Present-day radical changes in the communicative
ecology create an environment where further soft changes of architecture
appear. The most striking of these are the mental representations of changes
related to space, communicative availability and time. On the basis of
our questionnaire research on communicative usage including some personality
variables, conducted together with Attila Krajcsi and Kristóf Kovács,
we obtained some interesting patterns relating to the changing representation
of space, personal distance and the temporal dimensions of communication.
The use of new tools seems to cluster into different personal patterns:
the contact-centred use seems to be clearly differentiated from the instrumental
use, and in the instrumental realm the uses seem to be differentiated in
time on the basis of practical considerations, like costs, etc.

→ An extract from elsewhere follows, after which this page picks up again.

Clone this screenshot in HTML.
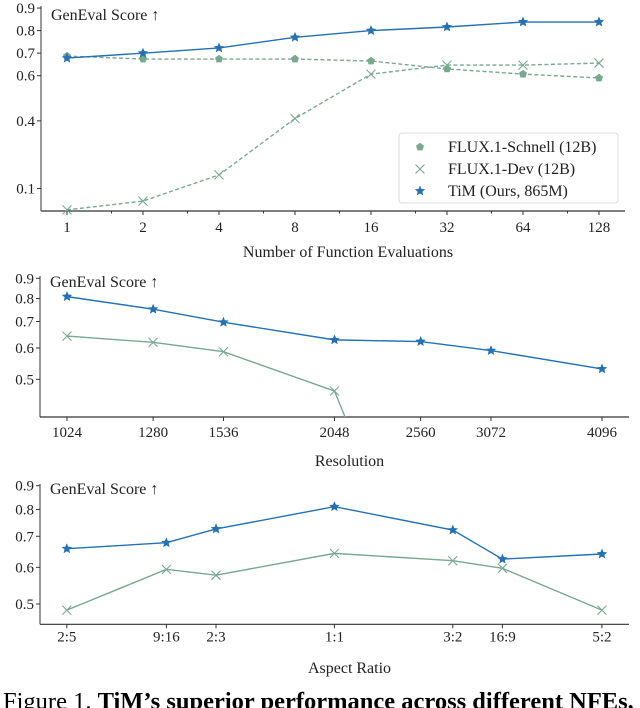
<!DOCTYPE html>
<html><head><meta charset="utf-8"><style>
html,body{margin:0;padding:0;background:#fff;}
svg{display:block;font-family:"Liberation Serif",serif;}
</style></head><body>
<svg id="fig" width="640" height="708" viewBox="0 0 640 708" xmlns="http://www.w3.org/2000/svg">
<defs>
<clipPath id="c2"><rect x="40" y="270" width="590" height="147"/></clipPath>
</defs>
<text x="3" y="709" font-size="24.5">Figure 1.  <tspan font-weight="bold">TiM’s superior performance across different NFEs.</tspan></text>
</svg>
<script>
// ---- Chart 1: NFE ----
const nfeSteps = [1, 2, 4, 8, 16, 32, 64, 128];
const nfeTickLabels = ["1", "2", "4", "8", "16", "32", "64", "128"];
const nfeTim = [0.678, 0.70, 0.723, 0.77, 0.80, 0.816, 0.838, 0.838];
const nfeSchnell = [0.687, 0.674, 0.674, 0.674, 0.665, 0.63, 0.607, 0.59];
const nfeDev = [0.005, 0.044, 0.16, 0.41, 0.607, 0.647, 0.647, 0.656];
const nfeYTicks = [0.1, 0.4, 0.6, 0.7, 0.8, 0.9];
// ---- Chart 2: Resolution ----
const resValues = [1024, 1280, 1536, 2048, 2560, 3072, 4096];
const resTickLabels = ["1024", "1280", "1536", "2048", "2560", "3072", "4096"];
const resTim = [0.809, 0.752, 0.697, 0.629, 0.623, 0.591, 0.531];
const resDev = [0.643, 0.620, 0.587, 0.467, 0.136];
const resYTicks = [0.5, 0.6, 0.7, 0.8, 0.9];
// ---- Chart 3: Aspect ratio ----
const arValues = [0.4, 0.5625, 0.6667, 1, 1.5, 1.7778, 2.5];
const arTickLabels = ["2:5", "9:16", "2:3", "1:1", "3:2", "16:9", "5:2"];
const arTim = [0.658, 0.678, 0.726, 0.811, 0.722, 0.625, 0.641];
const arDev = [0.485, 0.594, 0.577, 0.643, 0.620, 0.597, 0.485];
const arYTicks = [0.5, 0.6, 0.7, 0.8, 0.9];

const NS = "http://www.w3.org/2000/svg";
const svg = document.getElementById("fig");
const BLUE = "#2471b3", GREEN = "#79a891";
function mk(tag, attrs, parent) {
  const e = document.createElementNS(NS, tag);
  for (const k in attrs) e.setAttribute(k, attrs[k]);
  (parent || svg).appendChild(e);
  return e;
}
function starPath(cx, cy, r) {
  let d = "";
  for (let i = 0; i < 10; i++) {
    const rr = i % 2 ? r * 0.45 : r;
    const a = -Math.PI / 2 + i * Math.PI / 5;
    d += (i ? "L" : "M") + (cx + rr * Math.cos(a)).toFixed(1) + " " + (cy + rr * Math.sin(a)).toFixed(1);
  }
  return d + "Z";
}
function pentPath(cx, cy, r) {
  let d = "";
  for (let i = 0; i < 5; i++) {
    const a = -Math.PI / 2 + i * 2 * Math.PI / 5;
    d += (i ? "L" : "M") + (cx + r * Math.cos(a)).toFixed(1) + " " + (cy + r * Math.sin(a)).toFixed(1);
  }
  return d + "Z";
}
function marker(g, kind, x, y, color) {
  if (kind === "star") {
    const m = mk("path", {d: starPath(x, y, 5.5), fill: color}, g);
    
    
  } else if (kind === "pent") {
    const m = mk("path", {d: pentPath(x, y, 4.2), fill: color}, g);
    
    
  } else {
    const m = mk("path", {d: `M${x-4.5} ${y-4.5}L${x+4.5} ${y+4.5}M${x-4.5} ${y+4.5}L${x+4.5} ${y-4.5}`, stroke: color, "stroke-width": 1.1, fill: "none"}, g);
    
    
  }
}
function series(name, xs, ys, xf, yf, color, kind, dashed, clip) {
  const g = mk("g", clip ? {"clip-path": clip} : {});
  
  
  const n = Math.min(xs.length, ys.length);
  const pts = [];
  for (let i = 0; i < n; i++) pts.push([xf(xs[i]), yf(ys[i])]);
  const line = mk("polyline", {points: pts.map(p => p.join(",")).join(" "), fill: "none", stroke: color, "stroke-width": 1.4, "stroke-dasharray": dashed ? "4,2.5" : "none"}, g);
  
  
  pts.forEach(p => marker(g, kind, p[0], p[1], color));
}
function axes(id, x0, x1, yTop, yBot, xs, labels, xf, yticks, yf, xTitle, xTitleY, labelOff, yTitleY, minor) {
  const g = mk("g", {});
  
  
  const ly = mk("line", {x1: x0, y1: yTop, x2: x0, y2: yBot, stroke: "#333", "stroke-width": 1}, g);
  
  
  const lx = mk("line", {x1: x0, y1: yBot, x2: x1, y2: yBot, stroke: "#333", "stroke-width": 1.2}, g);
  
  
  xs.forEach((v, i) => {
    const x = xf(v);
    mk("line", {x1: x, y1: yBot, x2: x, y2: yBot + 4, stroke: "#333"}, g);
    const t = mk("text", {x: x, y: yBot + labelOff, "font-size": 15, "text-anchor": "middle", fill: "#222"}, g);
    t.textContent = labels[i];
    
    
  });
  (minor || []).forEach(v => {
    const x = xf(v);
    mk("line", {x1: x, y1: yBot, x2: x, y2: yBot + 2.5, stroke: "#333"}, g);
  });
  yticks.forEach(v => {
    const y = yf(v);
    mk("line", {x1: x0 - 4, y1: y, x2: x0, y2: y, stroke: "#333"}, g);
    const t = mk("text", {x: x0 - 6, y: y + 5, "font-size": 15, "text-anchor": "end", fill: "#222"}, g);
    t.textContent = v.toFixed(1);
    
    
  });
  const yt = mk("text", {x: x0 + 10, y: yTitleY, "font-size": 16, fill: "#222"}, g);
  yt.textContent = "GenEval Score ↑";
  
  
  const xt = mk("text", {x: (x0 + x1) / 2 + 15, y: xTitleY, "font-size": 16, "text-anchor": "middle", fill: "#222"}, g);
  xt.textContent = xTitle;
  
  
}

// Chart 1 scales
const x1f = v => 67 + Math.log2(v) * 76;
const y1f = v => 211 - v * 225.5;
axes("nfe", 41, 625, 6, 211, nfeSteps, nfeTickLabels, x1f, nfeYTicks, y1f, "Number of Function Evaluations", 257, 21, 20, [1.5, 3, 6, 12, 24, 48, 96]);
series("flux-schnell-series", nfeSteps, nfeSchnell, x1f, y1f, GREEN, "pent", true);
series("flux-dev-series", nfeSteps, nfeDev, x1f, y1f, GREEN, "x", true);
series("tim-series", nfeSteps, nfeTim, x1f, y1f, BLUE, "star", false);

// Legend
const lg = mk("g", {});


mk("rect", {x: 399, y: 133, width: 219, height: 70, rx: 3, fill: "#fff", stroke: "#ddd"}, lg);
const legItems = [["FLUX.1-Schnell (12B)", "pent", GREEN], ["FLUX.1-Dev (12B)", "x", GREEN], ["TiM (Ours, 865M)", "star", BLUE]];
legItems.forEach((it, i) => {
  const y = 147 + i * 22;
  const e = mk("g", {}, lg);
  
  
  marker(e, it[1], 420, y, it[2]);
  const t = mk("text", {x: 448, y: y + 5, "font-size": 16, fill: "#222"}, e);
  t.textContent = it[0];
});

// Chart 2 scales
const x2f = v => 67 + (Math.log2(v) - 10) * 267.5;
const y2f = v => 379.3 - 395.6 * Math.log10(v / 0.5);
axes("resolution", 40, 629, 276, 417, resValues, resTickLabels, x2f, resYTicks, y2f, "Resolution", 466, 20, 287);
series("res-flux-dev-series", resValues, resDev, x2f, y2f, GREEN, "x", false, "url(#c2)");
series("res-tim-series", resValues, resTim, x2f, y2f, BLUE, "star", false);

// Chart 3 scales
const x3f = v => 334.4 + Math.log2(v) * 202.4;
const y3f = v => 604 - 463.4 * Math.log10(v / 0.5);
axes("aspect", 40, 629, 484, 624.3, arValues, arTickLabels, x3f, arYTicks, y3f, "Aspect Ratio", 673, 17, 494);
series("ar-flux-dev-series", arValues, arDev, x3f, y3f, GREEN, "x", false);
series("ar-tim-series", arValues, arTim, x3f, y3f, BLUE, "star", false);
</script>
</body></html>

The new technologies also raise basic
issues regarding the types of knowledge preferred by our culture. Skills
of the doer may well become skills of the knower. Easier access to explicit
declarative knowledge raises the issue of the relationships of knowing
what and knowing how types of knowledge in a new perspective. In the same
way as in cognitive psychology implicit knowledge and procedural ‘know
how’ become central in explaining behaviour, the importance of navigatory
knowledge in its most general sense, and knowing when to be explicit and
when to be implicit and intuitive, become crucial when using the new communicative
tools. It seems that even if the new kind of communication might not change
our mind now, it may help us to change the way we think about the mind.